Drinking for Your Health Isn’t Really a Thing, Study Finds

Drinking for Your Health Isn’t Really a Thing, Study Finds

A new study is the latest to suggest that modest alcohol consumption isn’t likely to provide any health benefits. The research, a review of existing studies, found no strong evidence that light to moderate drinking can reduce people’s risk of dying early. Past studies that did find a positive effect might have failed to account for the poorer health of former drinkers and other factors, the scientists say.

Chronic, heavy drinking has long been tied to health problems, from early dementia to liver cancer. At the same time, there’s been an ongoing debate over the health risks and possible benefits of less sustained drinking. Some studies have suggested that light to moderate drinking can protect against early death or heart disease, for instance.
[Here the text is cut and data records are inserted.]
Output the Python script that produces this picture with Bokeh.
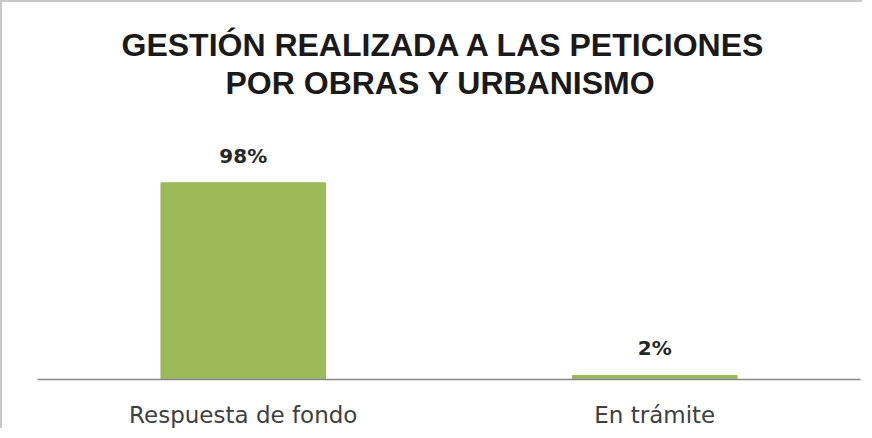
from bokeh.plotting import figure
from bokeh.models import ColumnDataSource, Title, Range1d, LabelSet
from bokeh.core.properties import value
from bokeh.embed import file_html
from bokeh.resources import INLINE

categories = ["Respuesta de fondo", "En trámite"]
values = [98, 2]
labels = ["98%", "2%"]
title_lines = ["GESTIÓN REALIZADA A LAS PETICIONES", "POR OBRAS Y URBANISMO"]
title_offsets = [84, 188]

src = ColumnDataSource(dict(cat=categories, val=values, lab=labels))

FONT = "Liberation Sans"
FONT2 = "DejaVu Sans"

p = figure(x_range=categories, y_range=Range1d(0, 139), width=862, height=428,
           output_backend="svg", toolbar_location=None,
           min_border_left=35, min_border_right=4, min_border_bottom=50)
p.styles = {"border-left": "2px solid #c8c8c8", "border-top": "2px solid #c8c8c8"}

for line, off in reversed(list(zip(title_lines, title_offsets))):
    t = Title(text=line, align="left", text_font=FONT, text_font_size="32px",
              text_font_style="bold", text_color="#1a1a1a", standoff=0, offset=off)
    p.add_layout(t, "above")
p.add_layout(Title(text=" ", text_font_size="18px", standoff=0), "above")

p.vbar(x="cat", top="val", width=0.4, source=src, color="#9bbb59")

p.add_layout(LabelSet(x="cat", y="val", text="lab", source=src, text_align="center",
                      text_baseline="bottom", y_offset=15, text_font=value(FONT2),
                      text_font_size=value("20px"), text_font_style="bold", text_color="#262626"))

p.xgrid.visible = False
p.ygrid.visible = False
p.yaxis.visible = False
p.outline_line_color = None
p.xaxis.axis_line_color = "#868686"
p.xaxis.axis_line_width = 1.5
p.xaxis.major_tick_line_color = None
p.xaxis.minor_tick_line_color = None
p.xaxis.major_label_text_font = FONT2
p.xaxis.major_label_text_font_size = "23px"
p.xaxis.major_label_text_color = "#404040"
p.xaxis.major_label_standoff = 16
p.x_range.range_padding = 0

open("out.html", "w").write(file_html(p, INLINE))
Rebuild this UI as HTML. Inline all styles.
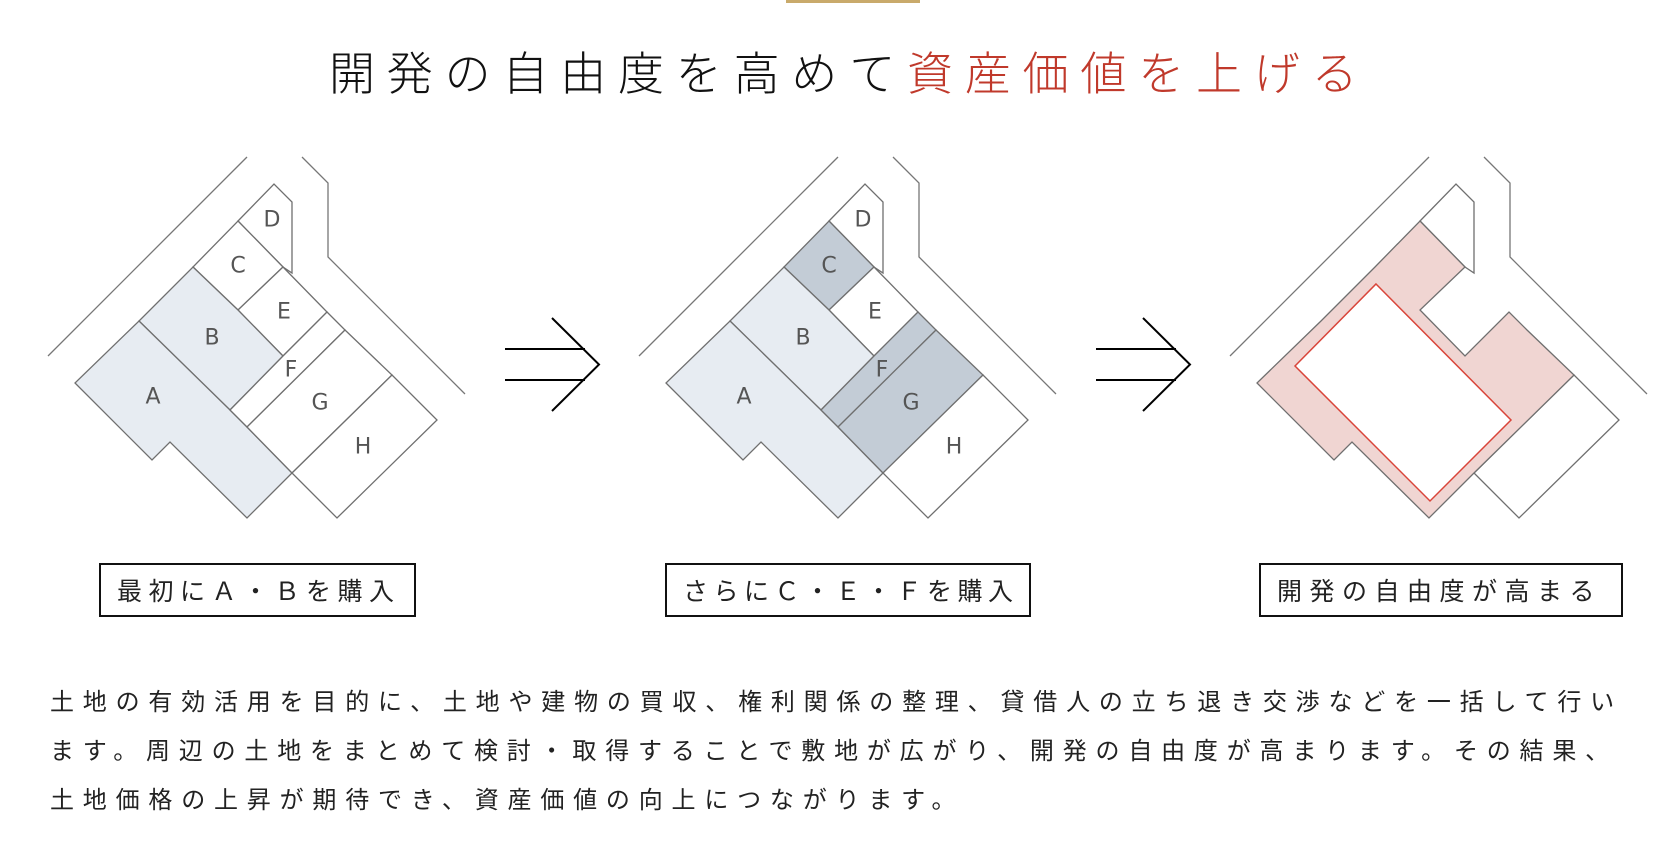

More recently, however, the consensus seems to be turning against that conclusion. A study last year found an increased risk of cardiovascular disease with all levels of alcohol consumption, for example. Another study that same month found a connection between even moderate drinking and shrinking brain volume.

The new research, published late last week in JAMA Network Open, was conducted by scientists in Canada and the UK. It’s an update to an earlier review by the same group published in 2016, and it looks at data from studies up through July 2021.

Overall, they reviewed over 100 studies that analysed mortality risk and alcohol, which collectively involved nearly 5 million people. Notably, they also tried to adjust for factors that could have affected the results of previous studies. It’s known that many people who currently abstain from alcohol, for instance, have stopped drinking because they’re in poorer health or perhaps even because of their earlier drinking — a phenomenon called the “sick quitter effect.” Including these sick quitters in the same group as lifetime abstainers and then comparing them to light and moderate drinkers can bias the analysis in a way that makes alcohol seem healthier than it truly is.

As expected, heavier drinking (more than three drinks a day on average) was linked to a noticeably higher risk of dying earlier. But in the team’s adjusted model, there was no statistically significant effect on mortality — either good or bad — linked to light or moderate drinking. Women also appeared to generally be worse off, since their higher risk of dying began at lower levels of alcohol consumption than it did for men.

“This updated meta-analysis did not find significantly reduced risk of all-cause mortality associated with low-volume alcohol consumption after adjusting for potential confounding effects of influential study characteristics,” the review authors wrote. They also argue that occasional drinkers should be used as the baseline comparison group for future alcohol-related studies from now on, given how hard it can be to account for the sick quitter effect and other biases.

This study and others still show that heavy drinking poses a much higher risk of problems compared to light/moderate drinking. And there seems to be conflicting evidence on whether regular light drinking is bad for you in any major way. But at the very least, these new findings indicate there’s really no such thing as drinking for your health.

Meanwhile, there’s plenty of real harm that can come from our collective drinking habit. The Centres for Disease Control and Prevention now estimates that alcohol is to blame for one in every eight deaths of Americans between the ages of 20 to 65 annually, or nearly 90,000 deaths a year. Other research has found that one in five Americans gets hurt by another person’s drinking every year.